Cap immigration to boost French, former PQ minister says

By Marianne White, Postmedia NEws
August 29, 2011 1:04 PM

QUEBEC — Quebec must reduce immigration for two years while it improves services to help newcomers learn French and find jobs, says former Parti Quebecois minister Francois Legault.

Legault's Coalition for the future of Quebec — a group that could soon become a new provincial political party — tabled its last of four packages of proposals, this time on language and culture, on Monday.

While employer lobby groups are calling on the Quebec government to significantly increase the number of immigrants to make up for the expected loss of manpower as baby boomers retire, Legault insisted the province should do just the opposite.

He said his priority is to protect and promote French and in order to achieve that, he believes Quebec needs to bring down its yearly influx of immigrants to 45,000 for a two-year period.
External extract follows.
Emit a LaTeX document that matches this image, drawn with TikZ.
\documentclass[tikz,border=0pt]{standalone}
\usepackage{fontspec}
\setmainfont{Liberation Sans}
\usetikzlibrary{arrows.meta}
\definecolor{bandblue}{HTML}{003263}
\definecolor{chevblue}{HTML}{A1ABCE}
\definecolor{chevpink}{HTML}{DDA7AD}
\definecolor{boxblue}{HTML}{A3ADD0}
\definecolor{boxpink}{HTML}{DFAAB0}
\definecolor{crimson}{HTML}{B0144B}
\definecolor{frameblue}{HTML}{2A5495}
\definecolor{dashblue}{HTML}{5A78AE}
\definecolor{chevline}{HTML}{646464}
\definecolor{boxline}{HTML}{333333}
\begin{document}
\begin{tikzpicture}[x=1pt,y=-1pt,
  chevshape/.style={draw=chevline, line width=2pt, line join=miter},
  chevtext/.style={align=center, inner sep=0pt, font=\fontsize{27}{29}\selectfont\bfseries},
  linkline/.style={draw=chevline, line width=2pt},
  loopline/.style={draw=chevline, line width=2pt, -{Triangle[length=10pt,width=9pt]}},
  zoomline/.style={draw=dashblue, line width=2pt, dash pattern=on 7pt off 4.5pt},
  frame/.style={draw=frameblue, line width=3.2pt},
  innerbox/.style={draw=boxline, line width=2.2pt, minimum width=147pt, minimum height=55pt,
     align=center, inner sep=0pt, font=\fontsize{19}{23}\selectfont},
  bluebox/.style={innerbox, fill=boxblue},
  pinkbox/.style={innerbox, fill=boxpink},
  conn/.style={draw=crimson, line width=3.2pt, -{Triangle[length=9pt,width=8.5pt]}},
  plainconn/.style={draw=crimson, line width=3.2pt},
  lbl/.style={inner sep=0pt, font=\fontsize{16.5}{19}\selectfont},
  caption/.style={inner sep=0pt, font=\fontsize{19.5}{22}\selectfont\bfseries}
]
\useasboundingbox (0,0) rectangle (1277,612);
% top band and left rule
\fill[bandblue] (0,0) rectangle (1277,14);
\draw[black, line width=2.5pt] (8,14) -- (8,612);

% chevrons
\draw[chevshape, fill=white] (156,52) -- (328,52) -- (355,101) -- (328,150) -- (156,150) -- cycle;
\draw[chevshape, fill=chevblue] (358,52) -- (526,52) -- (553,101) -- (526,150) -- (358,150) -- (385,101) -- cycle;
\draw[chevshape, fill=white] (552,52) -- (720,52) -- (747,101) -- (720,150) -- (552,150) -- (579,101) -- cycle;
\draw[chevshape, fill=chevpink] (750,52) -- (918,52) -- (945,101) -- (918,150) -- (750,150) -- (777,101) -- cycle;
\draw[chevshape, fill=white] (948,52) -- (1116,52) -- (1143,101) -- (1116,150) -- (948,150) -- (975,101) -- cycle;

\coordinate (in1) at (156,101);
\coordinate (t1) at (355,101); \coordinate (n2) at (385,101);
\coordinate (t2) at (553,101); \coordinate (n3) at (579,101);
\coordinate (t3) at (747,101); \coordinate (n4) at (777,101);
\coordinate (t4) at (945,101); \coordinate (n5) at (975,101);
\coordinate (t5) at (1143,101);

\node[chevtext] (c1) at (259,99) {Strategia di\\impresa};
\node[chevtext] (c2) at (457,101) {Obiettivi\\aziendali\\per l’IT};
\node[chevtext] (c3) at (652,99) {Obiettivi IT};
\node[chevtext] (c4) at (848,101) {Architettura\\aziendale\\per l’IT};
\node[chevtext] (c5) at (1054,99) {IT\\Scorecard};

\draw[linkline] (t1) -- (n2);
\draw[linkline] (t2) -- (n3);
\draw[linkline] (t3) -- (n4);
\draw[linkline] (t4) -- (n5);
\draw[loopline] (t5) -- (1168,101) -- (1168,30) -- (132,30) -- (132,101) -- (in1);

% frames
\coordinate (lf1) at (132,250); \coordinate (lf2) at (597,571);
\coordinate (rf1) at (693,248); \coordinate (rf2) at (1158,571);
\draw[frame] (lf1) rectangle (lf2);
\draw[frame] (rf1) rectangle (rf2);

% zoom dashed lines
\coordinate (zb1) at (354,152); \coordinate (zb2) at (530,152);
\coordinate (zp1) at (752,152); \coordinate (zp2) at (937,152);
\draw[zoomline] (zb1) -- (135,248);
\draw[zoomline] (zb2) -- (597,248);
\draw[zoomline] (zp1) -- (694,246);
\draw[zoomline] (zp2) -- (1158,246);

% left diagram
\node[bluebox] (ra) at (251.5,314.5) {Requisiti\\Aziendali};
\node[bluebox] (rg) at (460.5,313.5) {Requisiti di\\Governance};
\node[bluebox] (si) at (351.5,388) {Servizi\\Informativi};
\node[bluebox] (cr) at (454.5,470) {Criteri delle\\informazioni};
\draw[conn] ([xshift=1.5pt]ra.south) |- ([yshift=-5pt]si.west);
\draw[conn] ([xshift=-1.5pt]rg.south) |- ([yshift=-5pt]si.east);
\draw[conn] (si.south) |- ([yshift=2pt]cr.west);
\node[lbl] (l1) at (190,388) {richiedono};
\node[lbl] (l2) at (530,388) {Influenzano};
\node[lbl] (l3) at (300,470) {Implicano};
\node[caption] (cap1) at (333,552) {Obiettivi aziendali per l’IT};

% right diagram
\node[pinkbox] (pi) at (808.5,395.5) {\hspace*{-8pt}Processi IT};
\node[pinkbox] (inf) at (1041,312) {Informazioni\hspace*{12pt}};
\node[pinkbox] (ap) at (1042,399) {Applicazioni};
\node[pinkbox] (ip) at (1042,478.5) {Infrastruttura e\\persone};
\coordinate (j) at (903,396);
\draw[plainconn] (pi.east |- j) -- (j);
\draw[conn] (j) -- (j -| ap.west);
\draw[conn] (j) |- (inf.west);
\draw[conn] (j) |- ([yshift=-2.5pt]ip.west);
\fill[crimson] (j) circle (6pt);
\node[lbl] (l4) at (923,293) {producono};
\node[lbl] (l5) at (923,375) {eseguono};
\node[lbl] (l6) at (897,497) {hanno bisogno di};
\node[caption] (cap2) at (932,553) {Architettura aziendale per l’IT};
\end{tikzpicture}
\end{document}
"Right now, we have to take a step back before going any farther," Legault told reporters in Quebec City. "The unemployment rate of immigrants is about twice the rate of the total population in Quebec. We have a problem with that. It's not good for Quebec and it's not good for the immigrants."
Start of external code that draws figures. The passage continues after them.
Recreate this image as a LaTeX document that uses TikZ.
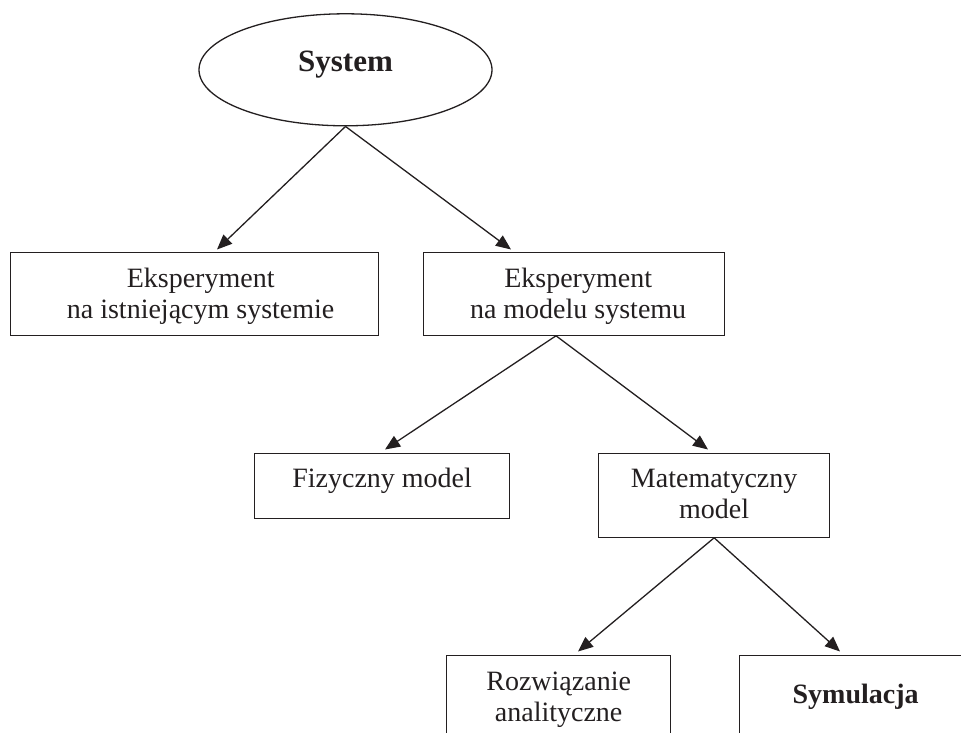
\documentclass[tikz,border=0pt]{standalone}
\usepackage{fontspec}
\setmainfont{Liberation Serif}
\usetikzlibrary{arrows.meta,shapes.geometric,calc}
\definecolor{ink}{RGB}{35,31,32}
\newcommand{\bxt}[4]{\parbox[c][#2][t]{#1}{\centering\rule{0pt}{#3}#4}}
\begin{document}
\begin{tikzpicture}[x=1pt,y=-1pt,
  font=\fontsize{28}{31}\selectfont,
  box/.style={draw=ink, line width=1.3pt, rectangle, inner sep=0pt, anchor=north west, text=ink},
  arr/.style={draw=ink, line width=1.3pt, -{Triangle[length=15pt,width=12.5pt]}}]
\useasboundingbox (0,0) rectangle (961,733);
\clip (0,0) rectangle (961,733);
\node[ellipse, draw=ink, line width=1.3pt, minimum width=293pt, minimum height=112pt,
      inner sep=0pt, text height=20pt, text depth=16pt, text=ink,
      font=\fontsize{31}{34}\selectfont\bfseries] (sys) at (345.5,69.8) {System};
\node[box] (b1) at (10,251.5) {\bxt{368pt}{83pt}{35pt}{\hspace*{12pt}Eksperyment\\\hspace*{12pt}na istniejącym systemie}};
\node[box] (b2) at (423,251.5) {\bxt{301pt}{83pt}{35pt}{\hspace*{8pt}Eksperyment\\\hspace*{8pt}na modelu systemu}};
\node[box] (b3) at (254,452.5) {\bxt{255pt}{65pt}{34pt}{Fizyczny model}};
\node[box] (b4) at (598,452.5) {\bxt{231pt}{84pt}{34pt}{Matematyczny\\model}};
\node[box] (b5) at (446,654.5) {\bxt{224pt}{100pt}{35pt}{Rozwiązanie\\analityczne}};
\node[box] (b6) at (739,654.5) {\bxt{232pt}{100pt}{48pt}{\bfseries Symulacja}};
\draw[arr] (sys.south) -- ($(b1.north west)+(207,-2)$);
\draw[arr] (sys.south) -- ($(b2.north west)+(88,-2)$);
\draw[arr] ($(b2.south west)+(133,0)$) -- ($(b3.north west)+(131,-3)$);
\draw[arr] ($(b2.south west)+(133,0)$) -- ($(b4.north west)+(110,-3)$);
\draw[arr] (b4.south) -- ($(b5.north west)+(132,-3)$);
\draw[arr] (b4.south) -- ($(b6.north west)+(101,-3)$);
\end{tikzpicture}
\end{document}
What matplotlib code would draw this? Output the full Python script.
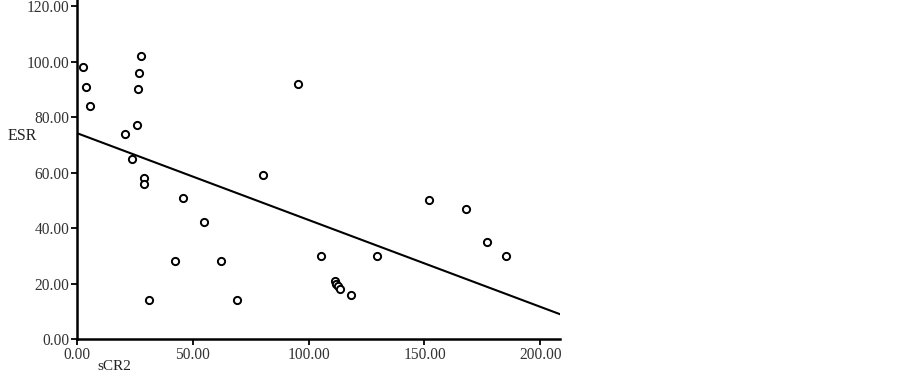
import matplotlib
matplotlib.use("Agg")
import matplotlib.pyplot as plt
import numpy as np

# sCR2 vs ESR
scr2 = [2.4, 3.7, 5.6, 27.5, 26.9, 26.3, 25.8, 20.7, 23.6, 29.1, 29.1, 80.4, 95.3,
        45.8, 54.7, 42.5, 62.0, 31.0, 69.0,
        105.2, 129.3, 152.1, 168.1, 177.0, 185.4,
        111.2, 112.0, 112.7, 113.6, 118.4]
esr = [98, 91, 84, 102, 96, 90, 77, 74, 65, 58, 56, 59, 92,
       51, 42, 28, 28, 14, 14,
       30, 30, 50, 47, 35, 30,
       21, 20, 19, 18, 16]

# fitted line (intercept, slope) as drawn in the reference
fit_intercept = 74.2
fit_slope = -0.313

xticks = [0, 50, 100, 150, 200]
yticks = [0, 20, 40, 60, 80, 100, 120]

plt.rcParams['font.family'] = ['Liberation Serif', 'DejaVu Serif']

fig = plt.figure(figsize=(9.03, 3.78), dpi=100)
ax = fig.add_axes([77 / 903, 1 - 339 / 378, (560 - 77) / 903, 339 / 378])

ax.set_xlim(0, 208.5)
ax.set_ylim(0, 122.2)

xx = np.array([0, 208.5])
ax.plot(xx, fit_intercept + fit_slope * xx, color='black', lw=1.5)
ax.plot(scr2, esr, 'o', mfc='white', mec='black', mew=1.4, ms=5.2, ls='none')

ax.set_xticks(xticks)
ax.set_yticks(yticks)
ax.set_xticklabels([f"{v:.2f}" for v in xticks])
ax.set_yticklabels([f"{v:.2f}" for v in yticks])
ax.tick_params(direction='out', length=4, width=1.3, labelsize=11.2, colors='black',
               pad=1.5)
for lab in ax.get_xticklabels() + ax.get_yticklabels():
    lab.set_color('#333333')

for s in ['top', 'right']:
    ax.spines[s].set_visible(False)
for s in ['left', 'bottom']:
    ax.spines[s].set_linewidth(1.8)

fig.text(8 / 903, 1 - 136 / 378, "ESR", fontsize=11.5, ha='left', va='center', color='#222222')
fig.text(97 / 903, 1 - 367 / 378, "sCR2", fontsize=11, ha='left', va='center', color='#222222')

fig.savefig("out.png", dpi=100)
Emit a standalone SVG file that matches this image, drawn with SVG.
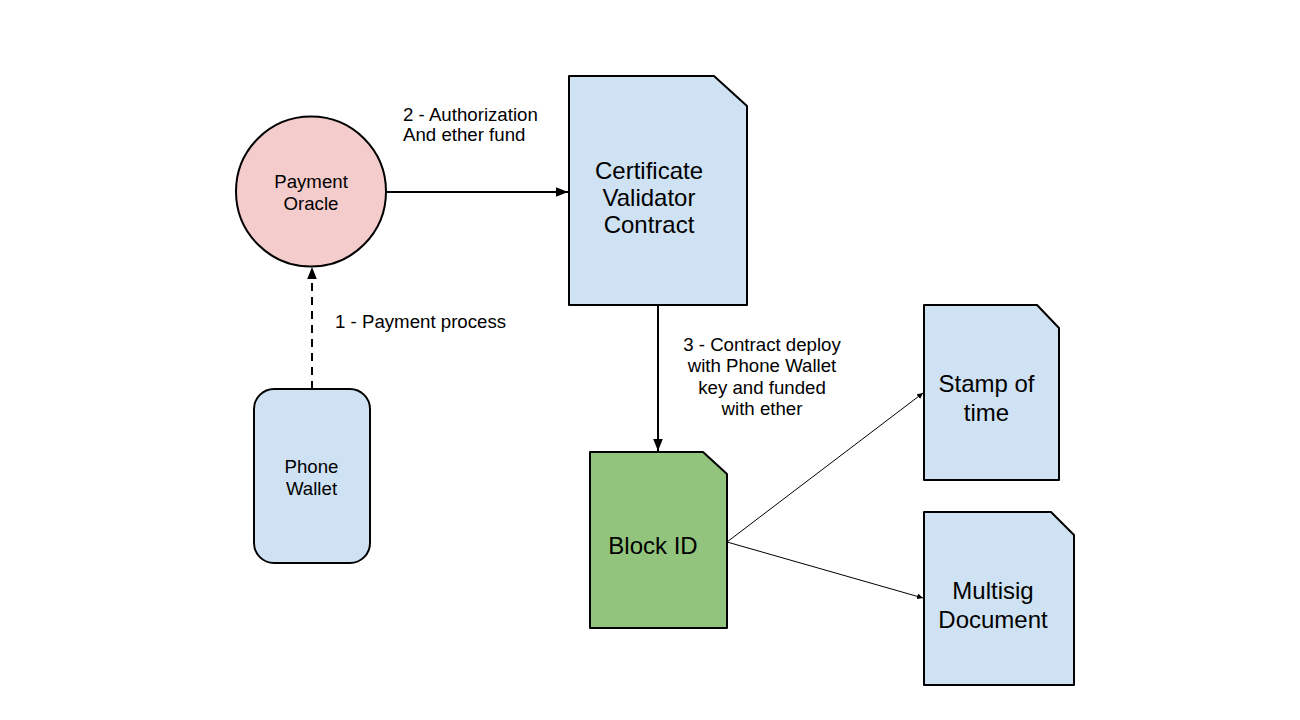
<svg xmlns="http://www.w3.org/2000/svg" width="1300" height="720" viewBox="0 0 1300 720">
<style>
  .node { stroke: #000; stroke-width: 2; stroke-linejoin: round; }
  .blue { fill: #cfe2f3; }
  .pink { fill: #f4cccc; }
  .green { fill: #93c47d; }
  .t16 { font-family: "Liberation Sans", Arial, sans-serif; font-size: 18.67px; fill: #000; }
  .t22 { font-family: "Liberation Sans", Arial, sans-serif; font-size: 24px; fill: #000; }
  .c { text-anchor: middle; }
  .edge { stroke: #000; fill: none; }
</style>
<defs>
  <marker id="ah" viewBox="0 0 10 10" refX="10" refY="5" markerWidth="6" markerHeight="6" markerUnits="userSpaceOnUse" orient="auto">
    <path d="M0,0 L10,5 L0,10 z" fill="#000"/>
  </marker>
  <marker id="ahb" viewBox="0 0 10 10" refX="10" refY="5" markerWidth="12" markerHeight="12" markerUnits="userSpaceOnUse" orient="auto">
    <path d="M0,1 L10,5 L0,9 z" fill="#000"/>
  </marker>
</defs>
<rect width="1300" height="720" fill="#fff"/>

<g id="connectors">
  <line class="edge" x1="386" y1="192" x2="568" y2="192" stroke-width="2" marker-end="url(#ahb)"/>
  <line class="edge" x1="312" y1="389" x2="312" y2="267" stroke-width="2" stroke-dasharray="8,6" marker-end="url(#ahb)"/>
  <line class="edge" x1="658" y1="305" x2="658" y2="451" stroke-width="2" marker-end="url(#ahb)"/>
  <line class="edge" x1="727" y1="542" x2="923" y2="393" stroke-width="1" marker-end="url(#ah)"/>
  <line class="edge" x1="727" y1="542" x2="923" y2="598" stroke-width="1" marker-end="url(#ah)"/>
  <text class="t16" x="403" y="120.5">2 - Authorization</text>
  <text class="t16" x="403" y="141">And ether fund</text>
  <text class="t16" x="335" y="328">1 - Payment process</text>
  <text class="t16 c" x="762" y="350.5">3 - Contract deploy</text>
  <text class="t16 c" x="762" y="372">with Phone Wallet</text>
  <text class="t16 c" x="762" y="393.5">key and funded</text>
  <text class="t16 c" x="762" y="415">with ether</text>
</g>

<g id="payment-oracle">
  <circle class="node pink" cx="311" cy="191.5" r="75"/>
  <text class="t16 c" x="311" y="187.5">Payment</text>
  <text class="t16 c" x="311" y="209.5">Oracle</text>
</g>

<g id="certificate-validator">
  <path class="node blue" d="M569,76 L714,76 L747,106 L747,305 L569,305 Z"/>
  <text class="t22 c" x="649" y="179">Certificate</text>
  <text class="t22 c" x="649" y="206">Validator</text>
  <text class="t22 c" x="649" y="233">Contract</text>
</g>

<g id="phone-wallet">
  <rect class="node blue" x="254" y="389" width="116" height="174" rx="20" ry="20"/>
  <text class="t16 c" x="311.5" y="473">Phone</text>
  <text class="t16 c" x="311.5" y="494.5">Wallet</text>
</g>

<g id="block-id">
  <path class="node green" d="M590,452 L703,452 L727,474 L727,628 L590,628 Z"/>
  <text class="t22 c" x="653" y="554">Block ID</text>
</g>

<g id="stamp-of-time">
  <path class="node blue" d="M924,305 L1037,305 L1059,328 L1059,480 L924,480 Z"/>
  <text class="t22 c" x="986.5" y="392">Stamp of</text>
  <text class="t22 c" x="986.5" y="420.5">time</text>
</g>

<g id="multisig-document">
  <path class="node blue" d="M924,512 L1051,512 L1074,535 L1074,685 L924,685 Z"/>
  <text class="t22 c" x="993" y="599">Multisig</text>
  <text class="t22 c" x="993" y="627.5">Document</text>
</g>
</svg>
Last year, 54,000 immigrants came to Quebec. The province has lowered its target to 50,000 by 2015, arguing it can't move faster than society's ability to integrate the new arrivals.
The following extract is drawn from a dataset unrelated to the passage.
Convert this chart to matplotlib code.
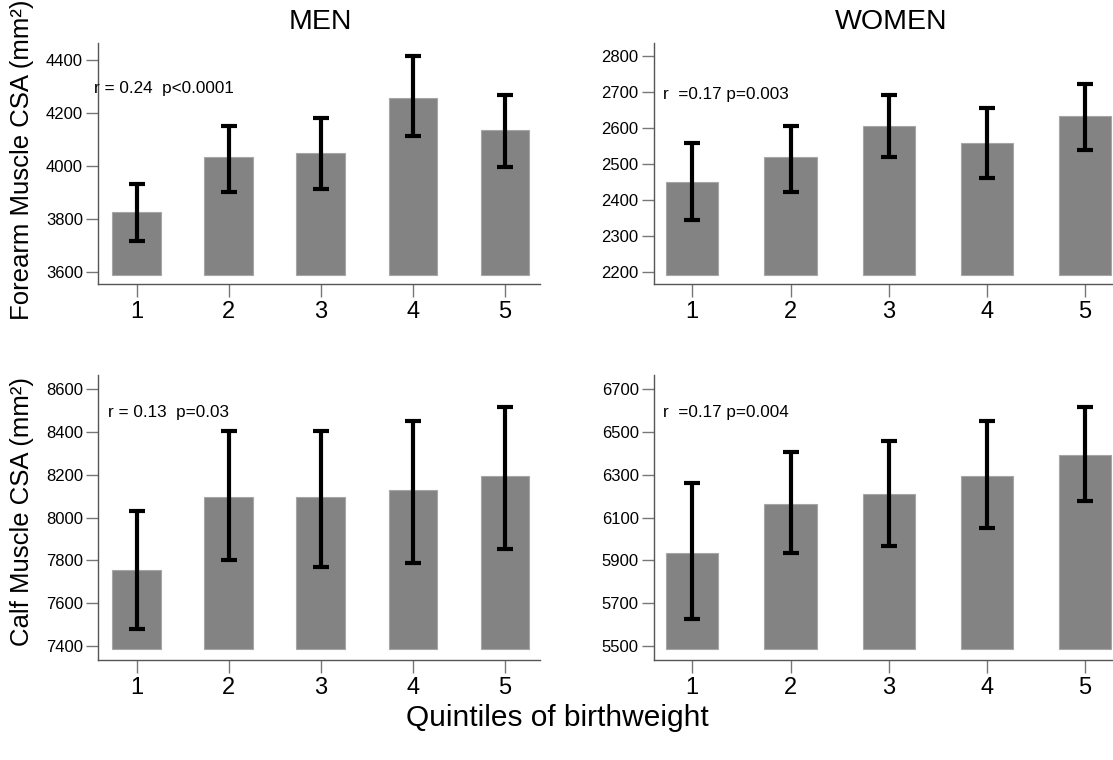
import matplotlib
matplotlib.use("Agg")
import matplotlib.pyplot as plt

plt.rcParams['font.family'] = ['Liberation Sans', 'DejaVu Sans']

quintiles = [1, 2, 3, 4, 5]

# forearm muscle CSA (mm2): mean, lower and upper end of error bar
men_forearm = [3825, 4034, 4047, 4256, 4137]
men_forearm_lo = [3717, 3902, 3914, 4114, 3994]
men_forearm_hi = [3931, 4151, 4181, 4417, 4269]
women_forearm = [2451, 2520, 2606, 2558, 2634]
women_forearm_lo = [2344, 2422, 2519, 2461, 2539]
women_forearm_hi = [2558, 2606, 2693, 2655, 2723]

# calf muscle CSA (mm2)
men_calf = [7755, 8098, 8098, 8128, 8193]
men_calf_lo = [7478, 7803, 7771, 7789, 7852]
men_calf_hi = [8031, 8405, 8405, 8452, 8519]
women_calf = [5936, 6162, 6211, 6293, 6392]
women_calf_lo = [5628, 5936, 5969, 6050, 6179]
women_calf_hi = [6261, 6407, 6457, 6553, 6619]

men_forearm_ticks = [3600, 3800, 4000, 4200, 4400]
women_forearm_ticks = [2200, 2300, 2400, 2500, 2600, 2700, 2800]
men_calf_ticks = [7400, 7600, 7800, 8000, 8200, 8400, 8600]
women_calf_ticks = [5500, 5700, 5900, 6100, 6300, 6500, 6700]

notes = ["r = 0.24  p<0.0001", "r  =0.17 p=0.003", "r = 0.13  p=0.03", "r  =0.17 p=0.004"]


def panel(rect, means, lo, hi, ticks, ylim, base, xlim, note, note_xy):
    ax = fig.add_axes(rect)
    heights = [m - base for m in means]
    ax.bar(quintiles, heights, width=0.53, bottom=base, color='#838383',
           edgecolor='#a6a6a6', linewidth=0.8, zorder=2)
    err = [[m - l for m, l in zip(means, lo)], [h - m for m, h in zip(means, hi)]]
    ax.errorbar(quintiles, means, yerr=err, fmt='none', ecolor='black',
                elinewidth=3, capsize=6, capthick=3, zorder=3)
    ax.set_xlim(*xlim)
    ax.set_ylim(*ylim)
    ax.set_xticks(quintiles)
    ax.set_yticks(ticks)
    for s in ['top', 'right']:
        ax.spines[s].set_visible(False)
    for s in ['left', 'bottom']:
        ax.spines[s].set_color('#555555')
        ax.spines[s].set_linewidth(1.0)
    ax.tick_params(axis='x', length=9, width=1, color='#777777', labelsize=17, pad=3)
    ax.tick_params(axis='y', length=9, width=1, color='#777777', labelsize=12, pad=2)
    ax.text(note_xy[0], note_xy[1], note, transform=ax.transAxes, fontsize=12.3,
            ha='left', va='center')
    return ax


fig = plt.figure(figsize=(11.13, 7.6), dpi=100)

men_x = (0.583, 5.38)
women_x = (0.61, 5.38)
panel([0.0883, 0.6259, 0.3969, 0.3175], men_forearm, men_forearm_lo, men_forearm_hi,
      men_forearm_ticks, (3552, 4465), 3588, men_x, notes[0], (-0.01, 0.813))
panel([0.5876, 0.6259, 0.4209, 0.3175], women_forearm, women_forearm_lo, women_forearm_hi,
      women_forearm_ticks, (2165, 2837), 2191, women_x, notes[1], (0.019, 0.785))
panel([0.0883, 0.1316, 0.3969, 0.375], men_calf, men_calf_lo, men_calf_hi,
      men_calf_ticks, (7335, 8667), 7385, men_x, notes[2], (0.022, 0.867))
panel([0.5876, 0.1316, 0.4209, 0.375], women_calf, women_calf_lo, women_calf_hi,
      women_calf_ticks, (5435, 6767), 5485, women_x, notes[3], (0.019, 0.867))

fig.text(320 / 1113, 1 - 22 / 760, "MEN", fontsize=20.5, ha='center', va='center')
fig.text(891 / 1113, 1 - 22 / 760, "WOMEN", fontsize=20.5, ha='center', va='center')
fig.text(22 / 1113, 1 - 160 / 760, "Forearm Muscle CSA (mm²)", fontsize=18.5,
         rotation=90, ha='center', va='center')
fig.text(22 / 1113, 1 - 511 / 760, "Calf Muscle CSA (mm²)", fontsize=18.5,
         rotation=90, ha='center', va='center')
fig.text(557 / 1113, 1 - 718 / 760, "Quintiles of birthweight", fontsize=21.5,
         ha='center', va='center')

fig.savefig("out.png", dpi=100)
Before bringing the number of newcomers back up, Legault wants to double the resources at the Immigration Ministry to implement new measures to facilitate the employment and integration of immigrants to Quebec society. That would cost $125 million on a $400-million price tag for all the proposed measures.

Among other proposals, the group wants Quebec to have complete power over language to continue building a French-speaking nation and increase the number of immigrants fluent in French.

"If new immigrants don't (learn) the French language and integrate (into) the workplace, that will jeopardize in the long term the survival of the French language," said businessman Charles Sirois, who heads the coalition with Legault.

Legault is in favour of allowing the government to use the notwithstanding clause in the Canadian Constitution to protect the French language, notably to put a stop to private bridging schools that allow children whose parents were not educated in English in Canada to enter Quebec's public English schools after as little as one year in a private English school.

The coalition also wants to step up measures to force businesses to offer more service in French, notably in Montreal, and called on Quebecers to ask to be served in French.

A recent poll showed the popularity of Legault's proposals — who has not even formed a political party yet — is riding high at nearly 40 per cent of voters' intentions in Quebec.

Legault, who quit the PQ in 2009, said he is willing to give 10 more years to politics to implement the painful remedy he is proposing for Quebec.

But he reiterated he will make his decision known by the end of the year, after a major tour of Quebec to consult voters, starting in mid-September.

"If I do form a political party I don't want (my team) to focus on re-election but on the changes that need to be done in Quebec," he said.